[Start of Extracted information]

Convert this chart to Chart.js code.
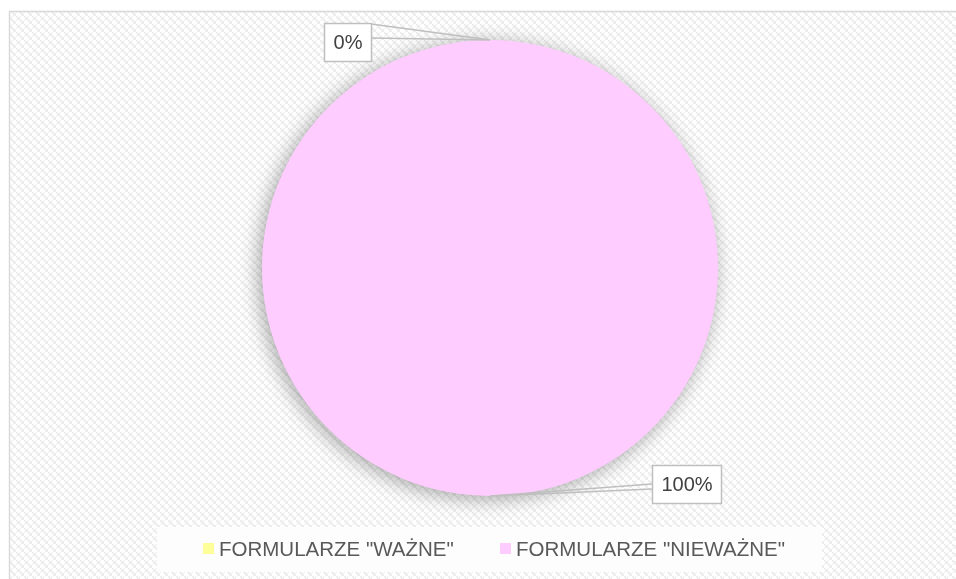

[End of Extracted information]
[Start of Extracted information]

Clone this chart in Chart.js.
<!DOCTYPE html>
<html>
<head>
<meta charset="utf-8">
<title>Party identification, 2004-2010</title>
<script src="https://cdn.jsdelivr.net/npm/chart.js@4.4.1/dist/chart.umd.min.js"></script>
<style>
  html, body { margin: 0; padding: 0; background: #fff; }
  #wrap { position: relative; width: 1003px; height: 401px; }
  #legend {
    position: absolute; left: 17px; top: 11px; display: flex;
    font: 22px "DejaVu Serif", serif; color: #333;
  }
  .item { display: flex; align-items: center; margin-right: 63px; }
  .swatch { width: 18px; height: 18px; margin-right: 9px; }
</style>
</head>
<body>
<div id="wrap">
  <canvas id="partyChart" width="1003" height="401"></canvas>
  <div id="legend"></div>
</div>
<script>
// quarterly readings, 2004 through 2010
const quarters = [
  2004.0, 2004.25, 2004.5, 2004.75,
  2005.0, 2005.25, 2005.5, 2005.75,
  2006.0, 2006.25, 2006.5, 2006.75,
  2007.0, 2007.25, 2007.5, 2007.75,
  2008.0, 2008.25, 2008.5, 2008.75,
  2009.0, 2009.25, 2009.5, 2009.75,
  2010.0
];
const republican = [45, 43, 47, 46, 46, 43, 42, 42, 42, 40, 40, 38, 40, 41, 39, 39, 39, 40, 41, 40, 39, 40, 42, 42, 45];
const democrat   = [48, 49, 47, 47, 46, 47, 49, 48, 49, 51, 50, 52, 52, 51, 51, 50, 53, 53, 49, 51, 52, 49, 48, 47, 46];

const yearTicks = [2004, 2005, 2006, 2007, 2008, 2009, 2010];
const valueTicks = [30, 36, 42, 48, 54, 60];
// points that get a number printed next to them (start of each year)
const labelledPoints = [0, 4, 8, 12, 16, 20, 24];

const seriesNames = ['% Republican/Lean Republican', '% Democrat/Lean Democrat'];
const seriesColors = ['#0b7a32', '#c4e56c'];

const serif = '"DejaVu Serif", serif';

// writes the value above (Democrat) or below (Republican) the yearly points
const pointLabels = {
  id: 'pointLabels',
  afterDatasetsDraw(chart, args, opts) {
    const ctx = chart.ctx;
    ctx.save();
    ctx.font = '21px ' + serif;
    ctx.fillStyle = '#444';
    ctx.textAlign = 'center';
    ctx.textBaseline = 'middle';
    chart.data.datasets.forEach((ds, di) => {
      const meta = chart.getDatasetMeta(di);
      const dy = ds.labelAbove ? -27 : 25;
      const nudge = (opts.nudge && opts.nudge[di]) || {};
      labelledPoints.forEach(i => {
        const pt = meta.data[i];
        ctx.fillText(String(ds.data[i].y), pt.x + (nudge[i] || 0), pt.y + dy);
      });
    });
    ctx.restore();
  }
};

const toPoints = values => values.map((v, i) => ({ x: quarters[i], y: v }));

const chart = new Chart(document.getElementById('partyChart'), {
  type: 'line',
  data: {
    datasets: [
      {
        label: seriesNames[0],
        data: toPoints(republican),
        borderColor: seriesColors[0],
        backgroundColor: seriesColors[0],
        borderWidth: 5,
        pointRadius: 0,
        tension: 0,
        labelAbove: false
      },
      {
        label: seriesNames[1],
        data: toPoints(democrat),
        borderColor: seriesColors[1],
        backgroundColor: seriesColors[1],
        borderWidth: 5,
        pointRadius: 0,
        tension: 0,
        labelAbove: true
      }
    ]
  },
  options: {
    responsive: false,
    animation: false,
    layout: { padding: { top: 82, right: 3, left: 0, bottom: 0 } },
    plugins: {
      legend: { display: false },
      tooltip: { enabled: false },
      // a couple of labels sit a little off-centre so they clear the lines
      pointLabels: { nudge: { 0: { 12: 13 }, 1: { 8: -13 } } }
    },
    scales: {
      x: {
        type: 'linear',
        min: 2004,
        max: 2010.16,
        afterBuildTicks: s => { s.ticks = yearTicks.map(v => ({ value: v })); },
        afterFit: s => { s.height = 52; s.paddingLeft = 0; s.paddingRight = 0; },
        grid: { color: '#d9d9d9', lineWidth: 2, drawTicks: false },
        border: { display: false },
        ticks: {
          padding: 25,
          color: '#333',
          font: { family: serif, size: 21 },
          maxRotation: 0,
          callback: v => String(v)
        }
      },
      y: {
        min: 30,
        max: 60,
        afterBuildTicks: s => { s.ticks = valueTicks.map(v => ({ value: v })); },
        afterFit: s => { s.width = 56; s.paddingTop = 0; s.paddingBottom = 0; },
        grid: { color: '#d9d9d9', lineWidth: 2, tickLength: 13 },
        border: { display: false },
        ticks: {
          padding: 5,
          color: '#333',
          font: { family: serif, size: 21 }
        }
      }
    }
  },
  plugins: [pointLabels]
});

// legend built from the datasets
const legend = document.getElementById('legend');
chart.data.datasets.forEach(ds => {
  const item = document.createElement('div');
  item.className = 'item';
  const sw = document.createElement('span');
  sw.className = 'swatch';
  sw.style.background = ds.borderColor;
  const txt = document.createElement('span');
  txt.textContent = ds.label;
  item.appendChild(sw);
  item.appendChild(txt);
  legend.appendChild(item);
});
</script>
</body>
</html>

[End of Extracted information]
[Start of Extracted information]

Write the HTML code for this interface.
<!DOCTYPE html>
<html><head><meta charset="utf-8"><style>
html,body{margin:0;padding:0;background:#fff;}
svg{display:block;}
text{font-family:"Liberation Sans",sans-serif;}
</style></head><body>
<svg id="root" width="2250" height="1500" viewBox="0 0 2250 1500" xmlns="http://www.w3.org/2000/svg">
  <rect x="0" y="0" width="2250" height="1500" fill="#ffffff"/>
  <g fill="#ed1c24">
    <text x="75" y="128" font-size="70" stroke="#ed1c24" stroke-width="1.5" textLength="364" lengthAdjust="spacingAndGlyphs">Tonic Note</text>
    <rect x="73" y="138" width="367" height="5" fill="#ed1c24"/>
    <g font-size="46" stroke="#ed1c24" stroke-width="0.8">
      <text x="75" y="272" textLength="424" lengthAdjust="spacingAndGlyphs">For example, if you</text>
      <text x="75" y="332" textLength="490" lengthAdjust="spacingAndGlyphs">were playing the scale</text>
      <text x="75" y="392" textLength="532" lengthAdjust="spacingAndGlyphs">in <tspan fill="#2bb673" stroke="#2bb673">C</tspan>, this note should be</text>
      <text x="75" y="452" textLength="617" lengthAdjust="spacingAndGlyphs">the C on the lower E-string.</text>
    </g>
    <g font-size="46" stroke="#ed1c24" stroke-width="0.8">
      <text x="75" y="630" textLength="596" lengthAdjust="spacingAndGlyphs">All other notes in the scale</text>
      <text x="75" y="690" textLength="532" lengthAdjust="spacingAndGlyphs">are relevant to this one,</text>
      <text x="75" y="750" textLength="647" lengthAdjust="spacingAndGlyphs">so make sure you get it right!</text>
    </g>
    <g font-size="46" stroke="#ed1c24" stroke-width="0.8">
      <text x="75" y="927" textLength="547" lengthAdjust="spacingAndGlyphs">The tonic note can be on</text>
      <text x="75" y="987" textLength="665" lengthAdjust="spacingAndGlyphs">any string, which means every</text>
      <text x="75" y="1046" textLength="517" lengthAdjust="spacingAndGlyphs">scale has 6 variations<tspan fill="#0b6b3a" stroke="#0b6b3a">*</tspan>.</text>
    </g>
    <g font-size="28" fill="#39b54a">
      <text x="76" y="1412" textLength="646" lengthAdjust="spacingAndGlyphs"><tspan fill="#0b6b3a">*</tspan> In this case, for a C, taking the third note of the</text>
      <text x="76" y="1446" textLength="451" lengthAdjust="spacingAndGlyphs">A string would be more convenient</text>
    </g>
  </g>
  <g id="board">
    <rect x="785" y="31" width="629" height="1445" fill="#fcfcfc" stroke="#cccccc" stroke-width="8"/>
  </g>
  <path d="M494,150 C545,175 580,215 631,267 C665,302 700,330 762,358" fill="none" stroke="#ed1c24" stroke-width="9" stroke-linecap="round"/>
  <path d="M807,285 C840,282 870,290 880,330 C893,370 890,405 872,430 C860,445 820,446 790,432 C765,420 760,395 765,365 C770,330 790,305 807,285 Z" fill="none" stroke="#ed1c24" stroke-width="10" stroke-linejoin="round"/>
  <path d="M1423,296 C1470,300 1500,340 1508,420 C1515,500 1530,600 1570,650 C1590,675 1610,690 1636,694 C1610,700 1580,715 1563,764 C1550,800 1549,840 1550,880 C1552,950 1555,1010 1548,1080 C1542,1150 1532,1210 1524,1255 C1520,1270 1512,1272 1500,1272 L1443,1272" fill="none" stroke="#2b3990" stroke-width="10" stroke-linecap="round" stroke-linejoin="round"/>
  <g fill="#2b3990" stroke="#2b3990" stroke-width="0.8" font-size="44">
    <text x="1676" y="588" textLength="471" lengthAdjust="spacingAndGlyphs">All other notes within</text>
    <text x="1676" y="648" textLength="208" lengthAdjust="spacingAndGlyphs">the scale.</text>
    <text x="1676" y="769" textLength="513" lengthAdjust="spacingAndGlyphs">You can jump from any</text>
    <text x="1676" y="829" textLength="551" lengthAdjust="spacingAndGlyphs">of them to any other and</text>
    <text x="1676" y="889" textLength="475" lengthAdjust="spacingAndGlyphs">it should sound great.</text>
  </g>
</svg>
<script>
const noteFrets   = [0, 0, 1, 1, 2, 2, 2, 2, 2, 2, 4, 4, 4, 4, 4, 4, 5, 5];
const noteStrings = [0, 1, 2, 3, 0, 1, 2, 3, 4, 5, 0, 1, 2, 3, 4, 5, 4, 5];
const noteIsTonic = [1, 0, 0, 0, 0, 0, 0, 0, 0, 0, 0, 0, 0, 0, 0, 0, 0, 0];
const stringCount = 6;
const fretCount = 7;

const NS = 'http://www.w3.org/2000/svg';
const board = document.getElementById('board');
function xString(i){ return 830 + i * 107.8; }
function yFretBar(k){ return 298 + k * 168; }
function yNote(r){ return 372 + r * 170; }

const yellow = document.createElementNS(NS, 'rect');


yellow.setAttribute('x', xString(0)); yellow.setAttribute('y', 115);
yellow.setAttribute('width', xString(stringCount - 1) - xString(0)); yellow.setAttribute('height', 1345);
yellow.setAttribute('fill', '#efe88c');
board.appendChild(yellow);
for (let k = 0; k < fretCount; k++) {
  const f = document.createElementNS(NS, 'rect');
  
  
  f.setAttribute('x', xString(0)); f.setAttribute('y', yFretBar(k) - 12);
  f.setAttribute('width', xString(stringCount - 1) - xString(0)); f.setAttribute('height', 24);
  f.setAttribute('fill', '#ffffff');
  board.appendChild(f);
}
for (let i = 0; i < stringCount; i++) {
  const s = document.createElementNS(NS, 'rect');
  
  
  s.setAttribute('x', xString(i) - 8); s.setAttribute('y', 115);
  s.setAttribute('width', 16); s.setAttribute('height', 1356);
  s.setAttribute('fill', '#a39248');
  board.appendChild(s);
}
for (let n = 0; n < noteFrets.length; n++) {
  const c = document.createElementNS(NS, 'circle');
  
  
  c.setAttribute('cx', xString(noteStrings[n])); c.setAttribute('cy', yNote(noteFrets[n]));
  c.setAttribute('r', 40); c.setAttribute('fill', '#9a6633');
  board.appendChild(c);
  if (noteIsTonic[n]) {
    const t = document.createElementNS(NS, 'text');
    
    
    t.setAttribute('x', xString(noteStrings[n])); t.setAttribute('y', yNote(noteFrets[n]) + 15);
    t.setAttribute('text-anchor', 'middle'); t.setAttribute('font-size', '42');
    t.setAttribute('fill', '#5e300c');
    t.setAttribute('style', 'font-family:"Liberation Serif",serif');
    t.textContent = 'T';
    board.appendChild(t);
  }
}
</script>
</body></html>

[End of Extracted information]

> [Short task] Identify and copy the lines holding the word "this".

> [Complete response]
Convert this chart to Chart.js code.
Clone this chart in Chart.js.
Write the HTML code for this interface.
      <text x="75" y="392" textLength="532" lengthAdjust="spacingAndGlyphs">in <tspan fill="#2bb673" stroke="#2bb673">C</tspan>, this note should be</text>
      <text x="75" y="690" textLength="532" lengthAdjust="spacingAndGlyphs">are relevant to this one,</text>
      <text x="76" y="1412" textLength="646" lengthAdjust="spacingAndGlyphs"><tspan fill="#0b6b3a">*</tspan> In this case, for a C, taking the third note of the</text>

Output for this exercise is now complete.